What is required: Your copy of the material must match it exactly, except that pictures are dropped.

Information supplied:
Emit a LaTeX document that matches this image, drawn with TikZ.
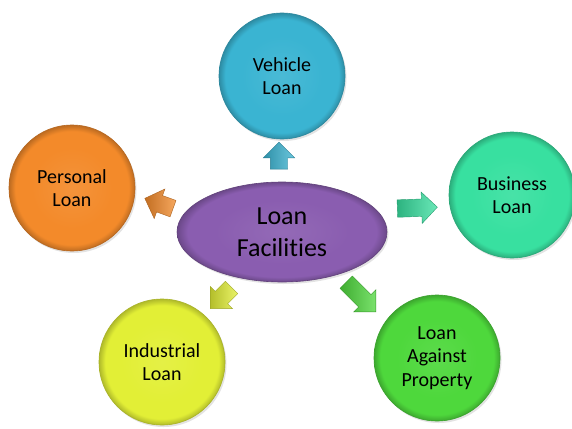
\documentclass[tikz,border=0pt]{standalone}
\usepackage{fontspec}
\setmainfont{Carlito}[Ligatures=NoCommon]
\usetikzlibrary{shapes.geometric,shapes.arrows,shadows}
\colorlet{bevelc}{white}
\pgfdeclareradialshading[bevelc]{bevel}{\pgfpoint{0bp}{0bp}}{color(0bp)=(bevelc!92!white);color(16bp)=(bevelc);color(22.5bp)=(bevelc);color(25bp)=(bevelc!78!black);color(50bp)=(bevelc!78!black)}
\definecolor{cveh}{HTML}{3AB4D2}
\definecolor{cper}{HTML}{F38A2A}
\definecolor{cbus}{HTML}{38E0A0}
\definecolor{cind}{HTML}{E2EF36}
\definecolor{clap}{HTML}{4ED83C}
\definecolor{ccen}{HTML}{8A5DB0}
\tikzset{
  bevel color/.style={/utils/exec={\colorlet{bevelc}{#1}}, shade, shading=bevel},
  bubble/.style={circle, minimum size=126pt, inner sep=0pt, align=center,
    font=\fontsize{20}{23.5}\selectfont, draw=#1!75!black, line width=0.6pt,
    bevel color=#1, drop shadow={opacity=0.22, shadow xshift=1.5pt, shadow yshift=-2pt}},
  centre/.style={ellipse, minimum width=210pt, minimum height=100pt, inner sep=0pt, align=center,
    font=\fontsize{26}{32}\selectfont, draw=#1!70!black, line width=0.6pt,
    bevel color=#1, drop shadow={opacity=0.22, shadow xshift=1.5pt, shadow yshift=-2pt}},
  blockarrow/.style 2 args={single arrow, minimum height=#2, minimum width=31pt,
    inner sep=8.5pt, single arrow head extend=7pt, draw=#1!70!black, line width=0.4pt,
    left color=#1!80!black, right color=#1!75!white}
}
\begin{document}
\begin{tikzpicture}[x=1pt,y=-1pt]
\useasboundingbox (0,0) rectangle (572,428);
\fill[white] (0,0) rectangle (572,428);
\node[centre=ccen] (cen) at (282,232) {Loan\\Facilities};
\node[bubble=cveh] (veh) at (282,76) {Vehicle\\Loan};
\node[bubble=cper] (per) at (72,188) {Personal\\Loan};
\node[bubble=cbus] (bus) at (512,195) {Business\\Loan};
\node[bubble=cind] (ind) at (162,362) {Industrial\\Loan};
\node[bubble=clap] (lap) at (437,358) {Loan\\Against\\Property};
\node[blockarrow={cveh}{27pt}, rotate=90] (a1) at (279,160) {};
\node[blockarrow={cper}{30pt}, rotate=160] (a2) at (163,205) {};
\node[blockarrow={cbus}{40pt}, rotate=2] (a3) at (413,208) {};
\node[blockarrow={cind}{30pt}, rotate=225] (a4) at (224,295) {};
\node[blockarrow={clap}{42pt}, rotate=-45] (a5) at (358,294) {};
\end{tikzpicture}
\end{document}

Finished task:
Emit a LaTeX document that matches this image, drawn with TikZ.
\documentclass[tikz,border=0pt]{standalone}
\usepackage{fontspec}
\setmainfont{Carlito}[Ligatures=NoCommon]
\usetikzlibrary{shapes.geometric,shapes.arrows,shadows}
\colorlet{bevelc}{white}
\pgfdeclareradialshading[bevelc]{bevel}{\pgfpoint{0bp}{0bp}}{color(0bp)=(bevelc!92!white);color(16bp)=(bevelc);color(22.5bp)=(bevelc);color(25bp)=(bevelc!78!black);color(50bp)=(bevelc!78!black)}
\definecolor{cveh}{HTML}{3AB4D2}
\definecolor{cper}{HTML}{F38A2A}
\definecolor{cbus}{HTML}{38E0A0}
\definecolor{cind}{HTML}{E2EF36}
\definecolor{clap}{HTML}{4ED83C}
\definecolor{ccen}{HTML}{8A5DB0}
\tikzset{
  bevel color/.style={/utils/exec={\colorlet{bevelc}{#1}}, shade, shading=bevel},
  bubble/.style={circle, minimum size=126pt, inner sep=0pt, align=center,
    font=\fontsize{20}{23.5}\selectfont, draw=#1!75!black, line width=0.6pt,
    bevel color=#1, drop shadow={opacity=0.22, shadow xshift=1.5pt, shadow yshift=-2pt}},
  centre/.style={ellipse, minimum width=210pt, minimum height=100pt, inner sep=0pt, align=center,
    font=\fontsize{26}{32}\selectfont, draw=#1!70!black, line width=0.6pt,
    bevel color=#1, drop shadow={opacity=0.22, shadow xshift=1.5pt, shadow yshift=-2pt}},
  blockarrow/.style 2 args={single arrow, minimum height=#2, minimum width=31pt,
    inner sep=8.5pt, single arrow head extend=7pt, draw=#1!70!black, line width=0.4pt,
    left color=#1!80!black, right color=#1!75!white}
}
\begin{document}
\begin{tikzpicture}[x=1pt,y=-1pt]
\useasboundingbox (0,0) rectangle (572,428);
\fill[white] (0,0) rectangle (572,428);
\node[centre=ccen] (cen) at (282,232) {Loan\\Facilities};
\node[bubble=cveh] (veh) at (282,76) {Vehicle\\Loan};
\node[bubble=cper] (per) at (72,188) {Personal\\Loan};
\node[bubble=cbus] (bus) at (512,195) {Business\\Loan};
\node[bubble=cind] (ind) at (162,362) {Industrial\\Loan};
\node[bubble=clap] (lap) at (437,358) {Loan\\Against\\Property};
\node[blockarrow={cveh}{27pt}, rotate=90] (a1) at (279,160) {};
\node[blockarrow={cper}{30pt}, rotate=160] (a2) at (163,205) {};
\node[blockarrow={cbus}{40pt}, rotate=2] (a3) at (413,208) {};
\node[blockarrow={cind}{30pt}, rotate=225] (a4) at (224,295) {};
\node[blockarrow={clap}{42pt}, rotate=-45] (a5) at (358,294) {};
\end{tikzpicture}
\end{document}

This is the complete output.